Records from a dataset:
○ ○ ○ ○ ○ ○ ○
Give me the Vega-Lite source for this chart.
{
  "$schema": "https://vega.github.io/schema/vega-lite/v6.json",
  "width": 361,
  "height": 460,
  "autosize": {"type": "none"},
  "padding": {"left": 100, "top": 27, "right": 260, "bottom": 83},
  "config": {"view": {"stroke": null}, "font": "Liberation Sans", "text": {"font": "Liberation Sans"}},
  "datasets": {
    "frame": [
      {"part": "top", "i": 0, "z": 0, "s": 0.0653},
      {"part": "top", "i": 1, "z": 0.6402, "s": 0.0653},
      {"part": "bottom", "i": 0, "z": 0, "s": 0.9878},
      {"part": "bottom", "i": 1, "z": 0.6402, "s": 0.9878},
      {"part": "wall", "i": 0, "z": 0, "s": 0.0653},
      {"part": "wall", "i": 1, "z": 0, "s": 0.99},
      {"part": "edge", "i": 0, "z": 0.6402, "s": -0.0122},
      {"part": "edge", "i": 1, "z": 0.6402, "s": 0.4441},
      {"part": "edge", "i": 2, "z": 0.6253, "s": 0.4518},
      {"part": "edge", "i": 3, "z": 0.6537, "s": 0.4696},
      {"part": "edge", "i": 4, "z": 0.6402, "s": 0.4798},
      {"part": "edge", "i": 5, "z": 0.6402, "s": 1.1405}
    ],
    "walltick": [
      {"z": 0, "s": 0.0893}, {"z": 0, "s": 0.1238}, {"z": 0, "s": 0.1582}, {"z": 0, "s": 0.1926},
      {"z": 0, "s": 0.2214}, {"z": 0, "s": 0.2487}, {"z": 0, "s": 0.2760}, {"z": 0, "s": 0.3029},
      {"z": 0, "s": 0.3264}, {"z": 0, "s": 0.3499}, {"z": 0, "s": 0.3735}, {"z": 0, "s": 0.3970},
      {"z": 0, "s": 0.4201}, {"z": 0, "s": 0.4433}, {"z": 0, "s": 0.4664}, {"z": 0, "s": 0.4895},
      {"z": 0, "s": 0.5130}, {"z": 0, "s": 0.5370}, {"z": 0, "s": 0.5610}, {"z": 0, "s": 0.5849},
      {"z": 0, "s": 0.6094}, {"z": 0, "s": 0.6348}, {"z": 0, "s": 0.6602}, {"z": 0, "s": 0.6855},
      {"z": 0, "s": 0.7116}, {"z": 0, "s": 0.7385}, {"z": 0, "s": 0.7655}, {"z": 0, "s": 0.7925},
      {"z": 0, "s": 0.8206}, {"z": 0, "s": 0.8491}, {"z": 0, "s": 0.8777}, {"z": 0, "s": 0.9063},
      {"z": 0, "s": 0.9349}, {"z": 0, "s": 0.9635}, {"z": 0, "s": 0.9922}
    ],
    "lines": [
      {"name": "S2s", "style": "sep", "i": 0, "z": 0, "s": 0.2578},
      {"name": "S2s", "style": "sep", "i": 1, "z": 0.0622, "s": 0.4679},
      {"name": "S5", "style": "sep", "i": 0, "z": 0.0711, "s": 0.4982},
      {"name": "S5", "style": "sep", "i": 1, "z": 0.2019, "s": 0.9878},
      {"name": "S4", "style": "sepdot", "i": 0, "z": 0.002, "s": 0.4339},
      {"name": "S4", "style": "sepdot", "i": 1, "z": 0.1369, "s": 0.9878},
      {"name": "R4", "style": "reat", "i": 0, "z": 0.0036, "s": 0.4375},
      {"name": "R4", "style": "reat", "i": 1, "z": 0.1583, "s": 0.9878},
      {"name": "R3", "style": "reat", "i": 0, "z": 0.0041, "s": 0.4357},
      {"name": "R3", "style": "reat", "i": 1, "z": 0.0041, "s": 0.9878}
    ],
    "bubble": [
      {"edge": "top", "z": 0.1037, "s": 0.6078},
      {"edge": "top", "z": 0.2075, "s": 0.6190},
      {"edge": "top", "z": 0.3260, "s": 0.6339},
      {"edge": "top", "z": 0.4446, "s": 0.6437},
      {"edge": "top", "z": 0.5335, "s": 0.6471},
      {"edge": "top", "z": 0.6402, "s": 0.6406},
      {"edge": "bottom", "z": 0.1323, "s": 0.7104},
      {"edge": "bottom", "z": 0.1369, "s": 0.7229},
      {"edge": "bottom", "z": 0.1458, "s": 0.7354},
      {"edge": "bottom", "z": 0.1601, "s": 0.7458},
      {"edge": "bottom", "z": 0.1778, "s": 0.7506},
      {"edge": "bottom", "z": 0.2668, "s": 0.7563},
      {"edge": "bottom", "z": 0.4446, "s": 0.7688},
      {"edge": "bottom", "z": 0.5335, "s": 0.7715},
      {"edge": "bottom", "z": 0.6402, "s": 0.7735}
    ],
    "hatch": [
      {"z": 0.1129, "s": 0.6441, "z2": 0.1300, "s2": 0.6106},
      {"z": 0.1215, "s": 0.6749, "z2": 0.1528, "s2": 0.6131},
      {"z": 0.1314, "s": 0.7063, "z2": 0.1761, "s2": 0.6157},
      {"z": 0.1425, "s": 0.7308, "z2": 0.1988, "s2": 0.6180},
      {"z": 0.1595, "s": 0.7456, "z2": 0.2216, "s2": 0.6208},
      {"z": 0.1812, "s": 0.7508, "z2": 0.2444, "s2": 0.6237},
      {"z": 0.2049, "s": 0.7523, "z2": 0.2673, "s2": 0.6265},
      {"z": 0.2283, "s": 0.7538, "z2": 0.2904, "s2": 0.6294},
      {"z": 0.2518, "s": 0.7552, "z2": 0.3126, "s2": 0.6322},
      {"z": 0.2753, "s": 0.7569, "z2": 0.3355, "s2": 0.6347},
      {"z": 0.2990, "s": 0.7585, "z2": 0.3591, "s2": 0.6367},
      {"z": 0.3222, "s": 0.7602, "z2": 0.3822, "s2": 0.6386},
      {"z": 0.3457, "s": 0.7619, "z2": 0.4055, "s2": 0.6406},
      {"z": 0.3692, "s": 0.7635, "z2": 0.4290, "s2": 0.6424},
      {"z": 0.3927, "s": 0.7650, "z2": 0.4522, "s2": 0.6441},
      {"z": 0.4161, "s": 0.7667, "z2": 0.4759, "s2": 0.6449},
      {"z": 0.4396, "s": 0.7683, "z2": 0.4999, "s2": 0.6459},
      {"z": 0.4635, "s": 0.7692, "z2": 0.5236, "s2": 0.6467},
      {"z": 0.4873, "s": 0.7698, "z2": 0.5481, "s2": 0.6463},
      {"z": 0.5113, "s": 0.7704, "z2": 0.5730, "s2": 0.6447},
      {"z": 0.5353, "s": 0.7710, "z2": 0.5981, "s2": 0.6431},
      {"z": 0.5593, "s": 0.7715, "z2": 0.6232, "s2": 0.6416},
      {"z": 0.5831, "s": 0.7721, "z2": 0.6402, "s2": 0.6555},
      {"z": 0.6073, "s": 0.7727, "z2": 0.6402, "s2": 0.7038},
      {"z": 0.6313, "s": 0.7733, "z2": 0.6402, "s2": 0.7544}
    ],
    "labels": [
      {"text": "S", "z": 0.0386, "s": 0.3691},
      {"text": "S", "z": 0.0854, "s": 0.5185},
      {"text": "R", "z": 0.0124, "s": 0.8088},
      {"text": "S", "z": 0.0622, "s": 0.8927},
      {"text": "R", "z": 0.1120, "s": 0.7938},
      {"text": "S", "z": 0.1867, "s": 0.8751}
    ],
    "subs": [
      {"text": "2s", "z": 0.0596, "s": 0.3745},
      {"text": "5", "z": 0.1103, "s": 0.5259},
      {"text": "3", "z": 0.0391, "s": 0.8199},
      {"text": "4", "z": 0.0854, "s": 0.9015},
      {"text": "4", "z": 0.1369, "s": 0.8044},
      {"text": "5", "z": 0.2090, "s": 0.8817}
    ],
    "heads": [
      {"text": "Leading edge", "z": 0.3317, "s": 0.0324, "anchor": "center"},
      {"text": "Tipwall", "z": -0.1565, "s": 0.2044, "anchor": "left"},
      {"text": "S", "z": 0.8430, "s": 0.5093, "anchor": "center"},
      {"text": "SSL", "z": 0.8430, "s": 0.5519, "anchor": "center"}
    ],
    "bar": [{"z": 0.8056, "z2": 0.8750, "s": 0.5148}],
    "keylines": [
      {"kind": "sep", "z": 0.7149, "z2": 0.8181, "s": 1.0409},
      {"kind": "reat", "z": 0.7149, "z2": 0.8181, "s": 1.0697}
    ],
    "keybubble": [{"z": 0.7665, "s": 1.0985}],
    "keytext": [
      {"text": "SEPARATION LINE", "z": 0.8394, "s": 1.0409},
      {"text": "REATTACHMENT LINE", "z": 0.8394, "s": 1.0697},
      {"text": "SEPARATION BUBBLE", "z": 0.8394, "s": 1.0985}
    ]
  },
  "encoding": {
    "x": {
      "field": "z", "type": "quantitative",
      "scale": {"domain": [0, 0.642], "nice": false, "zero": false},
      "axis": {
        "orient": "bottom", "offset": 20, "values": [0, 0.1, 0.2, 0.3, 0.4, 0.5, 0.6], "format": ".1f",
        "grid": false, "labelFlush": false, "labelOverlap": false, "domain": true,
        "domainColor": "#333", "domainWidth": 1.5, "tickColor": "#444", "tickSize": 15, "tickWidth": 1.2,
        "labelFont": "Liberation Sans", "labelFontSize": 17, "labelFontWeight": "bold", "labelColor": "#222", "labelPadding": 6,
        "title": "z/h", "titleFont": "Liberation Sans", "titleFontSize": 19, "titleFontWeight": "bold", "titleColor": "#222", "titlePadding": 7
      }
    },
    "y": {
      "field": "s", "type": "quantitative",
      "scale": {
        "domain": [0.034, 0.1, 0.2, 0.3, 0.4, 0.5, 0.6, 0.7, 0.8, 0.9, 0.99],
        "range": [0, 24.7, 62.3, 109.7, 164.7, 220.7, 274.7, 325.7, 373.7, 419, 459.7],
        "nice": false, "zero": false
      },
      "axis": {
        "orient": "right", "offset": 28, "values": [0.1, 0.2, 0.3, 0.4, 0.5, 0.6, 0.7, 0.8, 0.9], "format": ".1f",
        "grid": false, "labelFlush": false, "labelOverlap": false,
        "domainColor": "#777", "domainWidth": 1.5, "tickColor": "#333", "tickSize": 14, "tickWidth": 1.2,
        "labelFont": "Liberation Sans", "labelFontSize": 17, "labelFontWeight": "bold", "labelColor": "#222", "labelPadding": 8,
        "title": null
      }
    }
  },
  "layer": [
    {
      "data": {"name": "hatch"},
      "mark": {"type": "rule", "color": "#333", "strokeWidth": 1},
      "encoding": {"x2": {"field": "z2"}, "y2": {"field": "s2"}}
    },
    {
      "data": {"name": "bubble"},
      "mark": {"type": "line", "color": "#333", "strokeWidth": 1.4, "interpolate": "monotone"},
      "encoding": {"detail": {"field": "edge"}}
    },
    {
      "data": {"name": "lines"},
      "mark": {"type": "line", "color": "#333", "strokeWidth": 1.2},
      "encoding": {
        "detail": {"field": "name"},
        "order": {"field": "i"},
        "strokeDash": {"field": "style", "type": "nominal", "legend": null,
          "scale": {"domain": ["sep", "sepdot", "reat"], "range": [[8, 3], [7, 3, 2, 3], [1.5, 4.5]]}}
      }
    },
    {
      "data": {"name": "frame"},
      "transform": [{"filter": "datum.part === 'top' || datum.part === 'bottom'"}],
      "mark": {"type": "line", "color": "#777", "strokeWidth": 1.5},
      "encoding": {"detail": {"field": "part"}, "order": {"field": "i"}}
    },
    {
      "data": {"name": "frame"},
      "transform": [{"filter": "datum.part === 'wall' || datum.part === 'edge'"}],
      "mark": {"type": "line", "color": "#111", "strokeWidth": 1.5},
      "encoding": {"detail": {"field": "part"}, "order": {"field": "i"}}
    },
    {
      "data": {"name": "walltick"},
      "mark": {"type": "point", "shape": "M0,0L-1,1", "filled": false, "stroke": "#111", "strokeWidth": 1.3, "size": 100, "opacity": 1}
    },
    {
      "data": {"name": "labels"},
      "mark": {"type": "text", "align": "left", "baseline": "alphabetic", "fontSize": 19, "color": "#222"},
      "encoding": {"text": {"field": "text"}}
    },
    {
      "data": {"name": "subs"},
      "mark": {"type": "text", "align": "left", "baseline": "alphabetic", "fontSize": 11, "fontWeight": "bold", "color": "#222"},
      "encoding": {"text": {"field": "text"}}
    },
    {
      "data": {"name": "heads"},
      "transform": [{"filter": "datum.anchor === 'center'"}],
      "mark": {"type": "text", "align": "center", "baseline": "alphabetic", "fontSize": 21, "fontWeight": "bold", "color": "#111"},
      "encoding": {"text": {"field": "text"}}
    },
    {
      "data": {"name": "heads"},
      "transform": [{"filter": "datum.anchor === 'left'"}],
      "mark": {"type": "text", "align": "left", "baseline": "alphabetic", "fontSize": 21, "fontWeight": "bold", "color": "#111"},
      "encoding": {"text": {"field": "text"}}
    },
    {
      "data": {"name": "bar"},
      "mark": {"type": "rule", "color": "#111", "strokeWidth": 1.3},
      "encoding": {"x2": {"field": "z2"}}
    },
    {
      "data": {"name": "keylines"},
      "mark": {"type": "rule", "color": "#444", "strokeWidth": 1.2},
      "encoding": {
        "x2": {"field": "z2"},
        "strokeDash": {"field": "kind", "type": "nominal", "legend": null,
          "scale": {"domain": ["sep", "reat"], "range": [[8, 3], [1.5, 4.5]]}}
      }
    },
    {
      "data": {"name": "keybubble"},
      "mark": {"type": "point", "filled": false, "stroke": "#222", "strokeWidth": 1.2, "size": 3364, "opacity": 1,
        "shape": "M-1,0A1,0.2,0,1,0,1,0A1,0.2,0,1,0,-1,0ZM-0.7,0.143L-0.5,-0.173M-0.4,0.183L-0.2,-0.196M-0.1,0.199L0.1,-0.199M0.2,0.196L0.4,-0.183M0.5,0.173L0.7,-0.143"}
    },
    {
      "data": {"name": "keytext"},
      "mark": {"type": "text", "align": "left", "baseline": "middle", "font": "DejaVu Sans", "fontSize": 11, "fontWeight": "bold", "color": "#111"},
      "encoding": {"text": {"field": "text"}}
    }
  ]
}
○ ○ ○ ○ ○ ○ ○
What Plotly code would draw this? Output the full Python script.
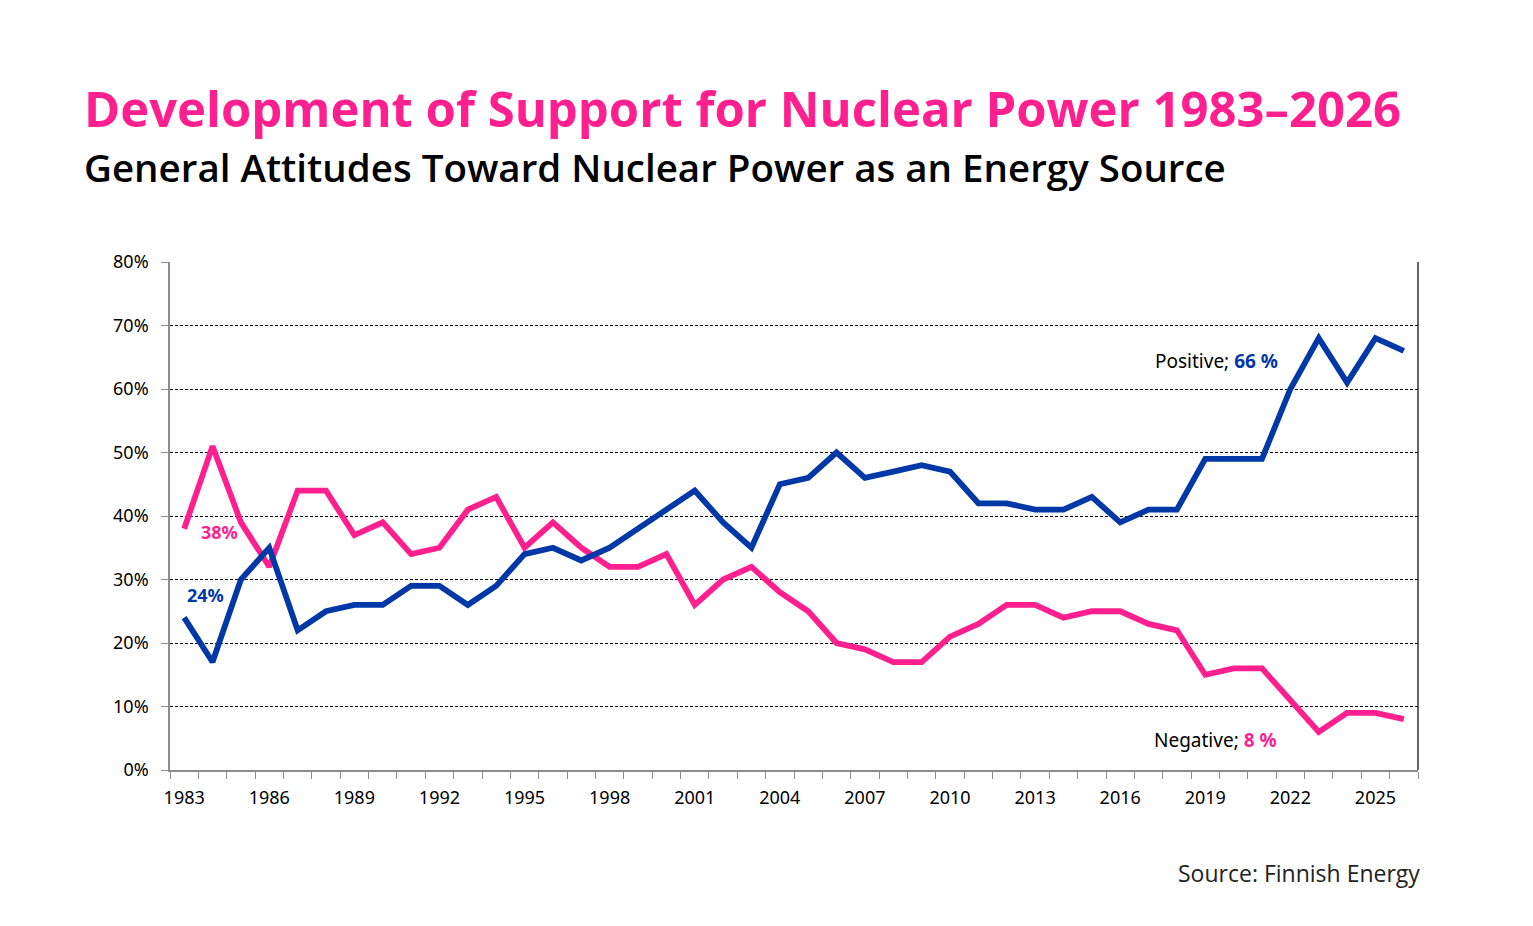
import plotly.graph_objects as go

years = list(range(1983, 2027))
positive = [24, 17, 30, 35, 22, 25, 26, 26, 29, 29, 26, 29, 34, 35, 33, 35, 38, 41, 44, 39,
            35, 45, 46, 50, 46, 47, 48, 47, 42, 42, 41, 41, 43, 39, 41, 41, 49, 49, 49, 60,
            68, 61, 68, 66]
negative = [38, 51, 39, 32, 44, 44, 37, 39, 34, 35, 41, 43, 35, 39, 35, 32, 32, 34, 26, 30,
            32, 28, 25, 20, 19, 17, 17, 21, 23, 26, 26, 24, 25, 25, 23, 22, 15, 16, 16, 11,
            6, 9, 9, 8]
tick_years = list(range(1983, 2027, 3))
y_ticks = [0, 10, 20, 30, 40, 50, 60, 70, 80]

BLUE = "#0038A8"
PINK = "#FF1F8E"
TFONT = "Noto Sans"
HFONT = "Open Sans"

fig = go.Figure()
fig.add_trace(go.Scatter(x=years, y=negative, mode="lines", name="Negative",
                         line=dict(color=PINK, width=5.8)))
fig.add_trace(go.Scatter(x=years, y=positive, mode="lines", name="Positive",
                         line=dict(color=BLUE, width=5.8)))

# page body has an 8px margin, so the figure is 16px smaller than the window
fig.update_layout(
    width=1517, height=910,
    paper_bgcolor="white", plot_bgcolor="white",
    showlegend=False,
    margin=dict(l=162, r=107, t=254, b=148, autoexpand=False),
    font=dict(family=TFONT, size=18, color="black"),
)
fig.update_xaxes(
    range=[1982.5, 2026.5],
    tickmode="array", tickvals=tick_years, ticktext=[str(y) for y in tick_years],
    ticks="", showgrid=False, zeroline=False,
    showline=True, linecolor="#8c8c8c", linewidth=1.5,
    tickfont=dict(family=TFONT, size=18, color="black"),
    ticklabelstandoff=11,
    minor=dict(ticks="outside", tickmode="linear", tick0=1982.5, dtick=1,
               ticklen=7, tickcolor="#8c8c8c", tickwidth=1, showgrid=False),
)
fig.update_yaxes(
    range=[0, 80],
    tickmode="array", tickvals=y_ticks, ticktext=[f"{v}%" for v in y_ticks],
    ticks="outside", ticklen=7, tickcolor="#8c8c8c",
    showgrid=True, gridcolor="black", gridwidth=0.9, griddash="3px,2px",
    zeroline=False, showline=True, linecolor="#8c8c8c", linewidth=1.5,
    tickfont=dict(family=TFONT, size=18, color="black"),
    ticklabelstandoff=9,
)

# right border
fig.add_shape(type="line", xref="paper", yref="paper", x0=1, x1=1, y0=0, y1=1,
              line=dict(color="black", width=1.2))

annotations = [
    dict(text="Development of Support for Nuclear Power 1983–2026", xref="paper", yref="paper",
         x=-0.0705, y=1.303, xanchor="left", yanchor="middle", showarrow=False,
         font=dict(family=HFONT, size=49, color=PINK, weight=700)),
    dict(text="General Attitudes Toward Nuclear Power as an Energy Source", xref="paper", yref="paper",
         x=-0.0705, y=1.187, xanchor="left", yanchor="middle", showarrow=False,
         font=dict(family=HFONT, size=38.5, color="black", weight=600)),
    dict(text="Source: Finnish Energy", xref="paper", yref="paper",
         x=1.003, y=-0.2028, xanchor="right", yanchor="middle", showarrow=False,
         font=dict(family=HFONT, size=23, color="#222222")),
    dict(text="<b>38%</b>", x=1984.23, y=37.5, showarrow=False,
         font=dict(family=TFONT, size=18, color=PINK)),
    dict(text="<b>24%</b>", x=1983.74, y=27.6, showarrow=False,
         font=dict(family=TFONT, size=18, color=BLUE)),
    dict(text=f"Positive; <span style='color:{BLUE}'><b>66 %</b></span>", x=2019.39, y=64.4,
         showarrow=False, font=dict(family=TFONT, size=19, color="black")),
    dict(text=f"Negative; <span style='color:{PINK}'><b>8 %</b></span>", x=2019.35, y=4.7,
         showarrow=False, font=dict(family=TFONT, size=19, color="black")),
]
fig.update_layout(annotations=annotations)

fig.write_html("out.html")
○ ○ ○ ○ ○ ○ ○
**REQUIRED TASK:**
Print exactly what appears from the line holding "What Plotly code" down to the line holding "line=dict(color=BLUE, width=5.8)))", both ends kept, leaving out the pictures.

**FULL ANSWER:**
What Plotly code would draw this? Output the full Python script.
import plotly.graph_objects as go

years = list(range(1983, 2027))
positive = [24, 17, 30, 35, 22, 25, 26, 26, 29, 29, 26, 29, 34, 35, 33, 35, 38, 41, 44, 39,
            35, 45, 46, 50, 46, 47, 48, 47, 42, 42, 41, 41, 43, 39, 41, 41, 49, 49, 49, 60,
            68, 61, 68, 66]
negative = [38, 51, 39, 32, 44, 44, 37, 39, 34, 35, 41, 43, 35, 39, 35, 32, 32, 34, 26, 30,
            32, 28, 25, 20, 19, 17, 17, 21, 23, 26, 26, 24, 25, 25, 23, 22, 15, 16, 16, 11,
            6, 9, 9, 8]
tick_years = list(range(1983, 2027, 3))
y_ticks = [0, 10, 20, 30, 40, 50, 60, 70, 80]

BLUE = "#0038A8"
PINK = "#FF1F8E"
TFONT = "Noto Sans"
HFONT = "Open Sans"

fig = go.Figure()
fig.add_trace(go.Scatter(x=years, y=negative, mode="lines", name="Negative",
                         line=dict(color=PINK, width=5.8)))
fig.add_trace(go.Scatter(x=years, y=positive, mode="lines", name="Positive",
                         line=dict(color=BLUE, width=5.8)))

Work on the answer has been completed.